19. Mr Howard accepted there was no evidence regarding the CSID but submitted that the Judge should have undertaken the necessary fact finding investigation due to the significance of the same.
20. Proceedings within this jurisdiction are adversarial by nature. The appellant knew the case against him as it is set out in the refusal letter. It was a matter of choice for him to focus upon his claim to be a national of Syria. The consequence of this tactical decision is, however, that there was no evidence before the Judge to establish a real risk to the appellant in Iraq as a result of lack of documentation or otherwise.
21. I do not find the appellant has established that the Judge erred in law in a manner material to the decision to dismiss the appeal on the evidence the Judge was asked to consider.
22. I find no material error in the Judge’s finding that the appellant is a citizen of Iraq. It is open to the appellant in light of that finding to make a fresh claim in which he can set out properly his case in relation to risk on return to Iraq and the question of redocumentation which can be considered by the respondent in line with the latest CPIN and the guidance provided by the Upper Tribunal in the current country guidance case, handing down after the decision under challenge, of SMO and KSP (Civil status documentation, article 15)(CG) [2022] UKUT 00110.

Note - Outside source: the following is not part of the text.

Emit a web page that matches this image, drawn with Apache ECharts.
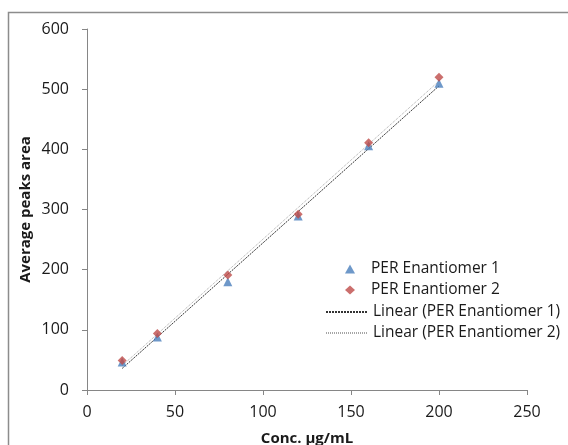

23. There is no material error of law in the Immigration Judge’s decision. The determination shall stand.
24. The First-tier Tribunal made an order pursuant to rule 45(4)(i) of the Asylum and Immigration Tribunal (Procedure) Rules 2005.
I make such order pursuant to rule 14 of the Tribunal Procedure (Upper Tribunal) Rules 2008. No-one shall publish or reveal any information, including the name or address of the appellant, likely to lead members of the public to identify the appellant. Failure to comply with this order could amount to a contempt of court.